→ STATED GOAL: Set down each line of the data below exactly as it stands, dropping the pictures.

→ SOURCE DATA:
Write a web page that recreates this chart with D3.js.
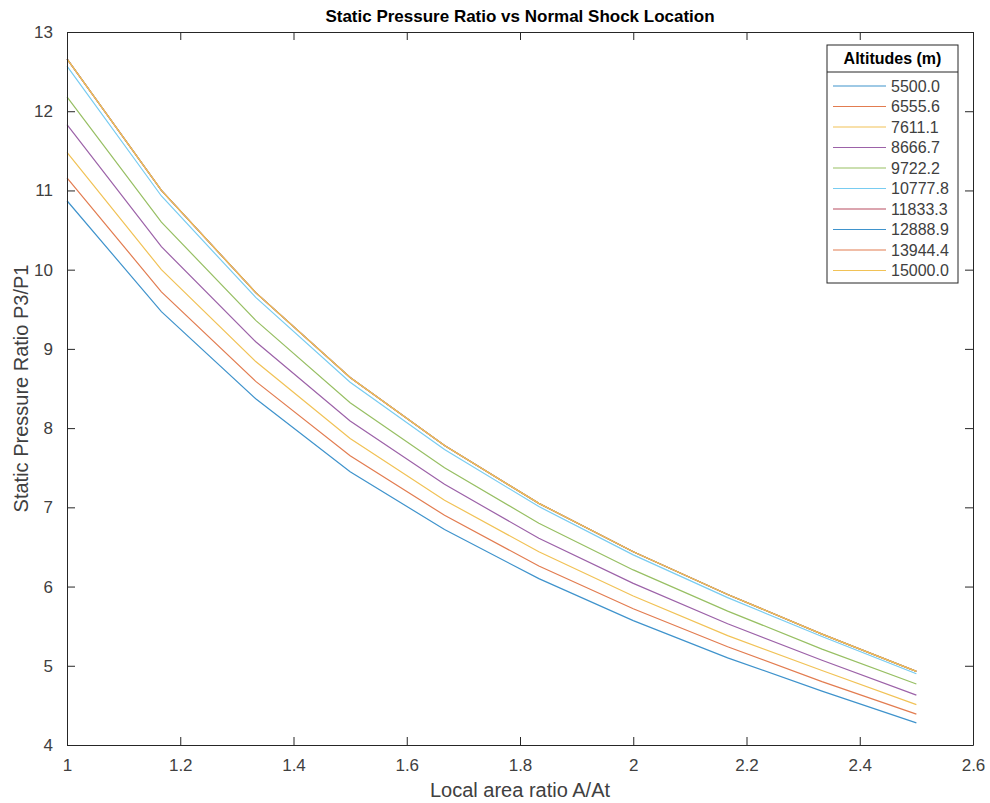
<!DOCTYPE html>
<html>
<head>
<meta charset="utf-8">
<script src="https://cdn.jsdelivr.net/npm/d3@7"></script>
<style>
  body { margin: 0; background: #fff; }
  text { font-family: Arial, "Liberation Sans", sans-serif; }
</style>
</head>
<body>
<div id="chart"></div>
<script>
// area ratio points
const areaRatio = [1, 1.1667, 1.3333, 1.5, 1.6667, 1.8333, 2, 2.1667, 2.3333, 2.5];

// altitudes (m) used as legend labels
const altitudes = ["5500.0", "6555.6", "7611.1", "8666.7", "9722.2", "10777.8", "11833.3", "12888.9", "13944.4", "15000.0"];

// P3/P1 per altitude
const p5500  = [10.87, 9.47, 8.37, 7.45, 6.72, 6.10, 5.57, 5.10, 4.68, 4.28];
const p6556  = [11.16, 9.72, 8.59, 7.65, 6.90, 6.26, 5.72, 5.24, 4.80, 4.39];
const p7611  = [11.48, 10.00, 8.84, 7.87, 7.09, 6.44, 5.88, 5.38, 4.94, 4.51];
const p8667  = [11.83, 10.29, 9.09, 8.09, 7.29, 6.61, 6.04, 5.53, 5.07, 4.63];
const p9722  = [12.18, 10.60, 9.36, 8.32, 7.50, 6.80, 6.21, 5.69, 5.21, 4.77];
const p10778 = [12.57, 10.93, 9.65, 8.58, 7.73, 7.01, 6.40, 5.86, 5.37, 4.90];
const p11833 = [12.66, 11.00, 9.71, 8.64, 7.78, 7.05, 6.44, 5.90, 5.40, 4.93];
const p12889 = [12.66, 11.00, 9.71, 8.64, 7.78, 7.05, 6.44, 5.90, 5.40, 4.93];
const p13944 = [12.66, 11.00, 9.71, 8.64, 7.78, 7.05, 6.44, 5.90, 5.40, 4.93];
const p15000 = [12.66, 11.00, 9.71, 8.64, 7.78, 7.05, 6.44, 5.90, 5.40, 4.93];

const xTicks = [1, 1.2, 1.4, 1.6, 1.8, 2, 2.2, 2.4, 2.6];
const yTicks = [4, 5, 6, 7, 8, 9, 10, 11, 12, 13];

const seriesValues = [p5500, p6556, p7611, p8667, p9722, p10778, p11833, p12889, p13944, p15000];
// MATLABの既定色を少し明るくしたもの
const colors = ["#3f93cc", "#e27c50", "#f1c256", "#9c62a8", "#97bf63", "#78ccf1", "#b84d61", "#3f93cc", "#e27c50", "#f1c256"];

const W = 990, H = 803;
const margin = { top: 32, right: 17, bottom: 58, left: 67 };
const width = W - margin.left - margin.right;
const height = H - margin.top - margin.bottom;
const axisColor = "#262626";
const textColor = "#404040";

const svg = d3.select("#chart").append("svg")
    .attr("width", W).attr("height", H);

const g = svg.append("g")
    .attr("transform", `translate(${margin.left},${margin.top})`);

const x = d3.scaleLinear().domain([1, 2.6]).range([0, width]);
const y = d3.scaleLinear().domain([4, 13]).range([height, 0]);

// 線
const line = d3.line()
    .x((d, i) => x(areaRatio[i]))
    .y(d => y(d));

g.selectAll("path.series")
    .data(seriesValues)
    .enter()
    .append("path")
    .attr("class", "series")
    .attr("d", d => line(d))
    .attr("fill", "none")
    .attr("stroke", (d, i) => colors[i])
    .attr("stroke-width", 1.2);

// 軸 (MATLAB風: 内向きの目盛り、ボックス)
const fmt = d => String(d);
const styleAxis = sel => {
    sel.select(".domain").attr("stroke", axisColor);
    sel.selectAll(".tick line").attr("stroke", axisColor);
    sel.selectAll(".tick text").attr("fill", textColor).style("font-size", "17px");
};

g.append("g")
    .attr("transform", `translate(0,${height})`)
    .call(d3.axisBottom(x).tickValues(xTicks).tickFormat(fmt).tickSizeInner(-8).tickSizeOuter(0).tickPadding(14))
    .call(styleAxis);

g.append("g")
    .call(d3.axisTop(x).tickValues(xTicks).tickFormat("").tickSizeInner(-8).tickSizeOuter(0))
    .call(styleAxis);

g.append("g")
    .call(d3.axisLeft(y).tickValues(yTicks).tickFormat(fmt).tickSizeInner(-8).tickSizeOuter(0).tickPadding(14))
    .call(styleAxis);

g.append("g")
    .attr("transform", `translate(${width},0)`)
    .call(d3.axisRight(y).tickValues(yTicks).tickFormat("").tickSizeInner(-8).tickSizeOuter(0))
    .call(styleAxis);

// タイトルとラベル
svg.append("text")
    .attr("x", margin.left + width / 2)
    .attr("y", 22)
    .attr("text-anchor", "middle")
    .style("font-size", "17px")
    .style("font-weight", "bold")
    .attr("fill", "#000")
    .text("Static Pressure Ratio vs Normal Shock Location");

svg.append("text")
    .attr("x", margin.left + width / 2)
    .attr("y", 797)
    .attr("text-anchor", "middle")
    .style("font-size", "20px")
    .attr("fill", textColor)
    .text("Local area ratio A/At");

svg.append("text")
    .attr("transform", `translate(28,${margin.top + height / 2}) rotate(-90)`)
    .attr("text-anchor", "middle")
    .style("font-size", "20px")
    .attr("fill", textColor)
    .text("Static Pressure Ratio P3/P1");

// 凡例
const lx = 827, ly = 45, lw = 131, headH = 27, rowH = 20.5;
const legend = svg.append("g");

legend.append("rect")
    .attr("x", lx).attr("y", ly)
    .attr("width", lw).attr("height", headH + altitudes.length * rowH + 6)
    .attr("fill", "#fff").attr("stroke", axisColor).attr("stroke-width", 1);

legend.append("line")
    .attr("x1", lx).attr("x2", lx + lw)
    .attr("y1", ly + headH).attr("y2", ly + headH)
    .attr("stroke", axisColor);

legend.append("text")
    .attr("x", lx + lw / 2).attr("y", ly + 19)
    .attr("text-anchor", "middle")
    .style("font-size", "16px").style("font-weight", "bold")
    .attr("fill", "#000")
    .text("Altitudes (m)");

const rows = legend.selectAll("g.row")
    .data(altitudes)
    .enter()
    .append("g")
    .attr("class", "row")
    .attr("transform", (d, i) => `translate(${lx},${ly + headH + 14 + i * rowH})`);

rows.append("line")
    .attr("x1", 6).attr("x2", 59)
    .attr("stroke", (d, i) => colors[i])
    .attr("stroke-width", 1.2);

rows.append("text")
    .attr("x", 64).attr("y", 0)
    .attr("dy", "0.35em")
    .style("font-size", "16px")
    .attr("fill", textColor)
    .text(d => d);
</script>
</body>
</html>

→ OUTPUT:
Write a web page that recreates this chart with D3.js.
<!DOCTYPE html>
<html>
<head>
<meta charset="utf-8">
<script src="https://cdn.jsdelivr.net/npm/d3@7"></script>
<style>
  body { margin: 0; background: #fff; }
  text { font-family: Arial, "Liberation Sans", sans-serif; }
</style>
</head>
<body>
<div id="chart"></div>
<script>
// area ratio points
const areaRatio = [1, 1.1667, 1.3333, 1.5, 1.6667, 1.8333, 2, 2.1667, 2.3333, 2.5];

// altitudes (m) used as legend labels
const altitudes = ["5500.0", "6555.6", "7611.1", "8666.7", "9722.2", "10777.8", "11833.3", "12888.9", "13944.4", "15000.0"];

// P3/P1 per altitude
const p5500  = [10.87, 9.47, 8.37, 7.45, 6.72, 6.10, 5.57, 5.10, 4.68, 4.28];
const p6556  = [11.16, 9.72, 8.59, 7.65, 6.90, 6.26, 5.72, 5.24, 4.80, 4.39];
const p7611  = [11.48, 10.00, 8.84, 7.87, 7.09, 6.44, 5.88, 5.38, 4.94, 4.51];
const p8667  = [11.83, 10.29, 9.09, 8.09, 7.29, 6.61, 6.04, 5.53, 5.07, 4.63];
const p9722  = [12.18, 10.60, 9.36, 8.32, 7.50, 6.80, 6.21, 5.69, 5.21, 4.77];
const p10778 = [12.57, 10.93, 9.65, 8.58, 7.73, 7.01, 6.40, 5.86, 5.37, 4.90];
const p11833 = [12.66, 11.00, 9.71, 8.64, 7.78, 7.05, 6.44, 5.90, 5.40, 4.93];
const p12889 = [12.66, 11.00, 9.71, 8.64, 7.78, 7.05, 6.44, 5.90, 5.40, 4.93];
const p13944 = [12.66, 11.00, 9.71, 8.64, 7.78, 7.05, 6.44, 5.90, 5.40, 4.93];
const p15000 = [12.66, 11.00, 9.71, 8.64, 7.78, 7.05, 6.44, 5.90, 5.40, 4.93];

const xTicks = [1, 1.2, 1.4, 1.6, 1.8, 2, 2.2, 2.4, 2.6];
const yTicks = [4, 5, 6, 7, 8, 9, 10, 11, 12, 13];

const seriesValues = [p5500, p6556, p7611, p8667, p9722, p10778, p11833, p12889, p13944, p15000];
// MATLABの既定色を少し明るくしたもの
const colors = ["#3f93cc", "#e27c50", "#f1c256", "#9c62a8", "#97bf63", "#78ccf1", "#b84d61", "#3f93cc", "#e27c50", "#f1c256"];

const W = 990, H = 803;
const margin = { top: 32, right: 17, bottom: 58, left: 67 };
const width = W - margin.left - margin.right;
const height = H - margin.top - margin.bottom;
const axisColor = "#262626";
const textColor = "#404040";

const svg = d3.select("#chart").append("svg")
    .attr("width", W).attr("height", H);

const g = svg.append("g")
    .attr("transform", `translate(${margin.left},${margin.top})`);

const x = d3.scaleLinear().domain([1, 2.6]).range([0, width]);
const y = d3.scaleLinear().domain([4, 13]).range([height, 0]);

// 線
const line = d3.line()
    .x((d, i) => x(areaRatio[i]))
    .y(d => y(d));

g.selectAll("path.series")
    .data(seriesValues)
    .enter()
    .append("path")
    .attr("class", "series")
    .attr("d", d => line(d))
    .attr("fill", "none")
    .attr("stroke", (d, i) => colors[i])
    .attr("stroke-width", 1.2);

// 軸 (MATLAB風: 内向きの目盛り、ボックス)
const fmt = d => String(d);
const styleAxis = sel => {
    sel.select(".domain").attr("stroke", axisColor);
    sel.selectAll(".tick line").attr("stroke", axisColor);
    sel.selectAll(".tick text").attr("fill", textColor).style("font-size", "17px");
};

g.append("g")
    .attr("transform", `translate(0,${height})`)
    .call(d3.axisBottom(x).tickValues(xTicks).tickFormat(fmt).tickSizeInner(-8).tickSizeOuter(0).tickPadding(14))
    .call(styleAxis);

g.append("g")
    .call(d3.axisTop(x).tickValues(xTicks).tickFormat("").tickSizeInner(-8).tickSizeOuter(0))
    .call(styleAxis);

g.append("g")
    .call(d3.axisLeft(y).tickValues(yTicks).tickFormat(fmt).tickSizeInner(-8).tickSizeOuter(0).tickPadding(14))
    .call(styleAxis);

g.append("g")
    .attr("transform", `translate(${width},0)`)
    .call(d3.axisRight(y).tickValues(yTicks).tickFormat("").tickSizeInner(-8).tickSizeOuter(0))
    .call(styleAxis);

// タイトルとラベル
svg.append("text")
    .attr("x", margin.left + width / 2)
    .attr("y", 22)
    .attr("text-anchor", "middle")
    .style("font-size", "17px")
    .style("font-weight", "bold")
    .attr("fill", "#000")
    .text("Static Pressure Ratio vs Normal Shock Location");

svg.append("text")
    .attr("x", margin.left + width / 2)
    .attr("y", 797)
    .attr("text-anchor", "middle")
    .style("font-size", "20px")
    .attr("fill", textColor)
    .text("Local area ratio A/At");

svg.append("text")
    .attr("transform", `translate(28,${margin.top + height / 2}) rotate(-90)`)
    .attr("text-anchor", "middle")
    .style("font-size", "20px")
    .attr("fill", textColor)
    .text("Static Pressure Ratio P3/P1");

// 凡例
const lx = 827, ly = 45, lw = 131, headH = 27, rowH = 20.5;
const legend = svg.append("g");

legend.append("rect")
    .attr("x", lx).attr("y", ly)
    .attr("width", lw).attr("height", headH + altitudes.length * rowH + 6)
    .attr("fill", "#fff").attr("stroke", axisColor).attr("stroke-width", 1);

legend.append("line")
    .attr("x1", lx).attr("x2", lx + lw)
    .attr("y1", ly + headH).attr("y2", ly + headH)
    .attr("stroke", axisColor);

legend.append("text")
    .attr("x", lx + lw / 2).attr("y", ly + 19)
    .attr("text-anchor", "middle")
    .style("font-size", "16px").style("font-weight", "bold")
    .attr("fill", "#000")
    .text("Altitudes (m)");

const rows = legend.selectAll("g.row")
    .data(altitudes)
    .enter()
    .append("g")
    .attr("class", "row")
    .attr("transform", (d, i) => `translate(${lx},${ly + headH + 14 + i * rowH})`);

rows.append("line")
    .attr("x1", 6).attr("x2", 59)
    .attr("stroke", (d, i) => colors[i])
    .attr("stroke-width", 1.2);

rows.append("text")
    .attr("x", 64).attr("y", 0)
    .attr("dy", "0.35em")
    .style("font-size", "16px")
    .attr("fill", textColor)
    .text(d => d);
</script>
</body>
</html>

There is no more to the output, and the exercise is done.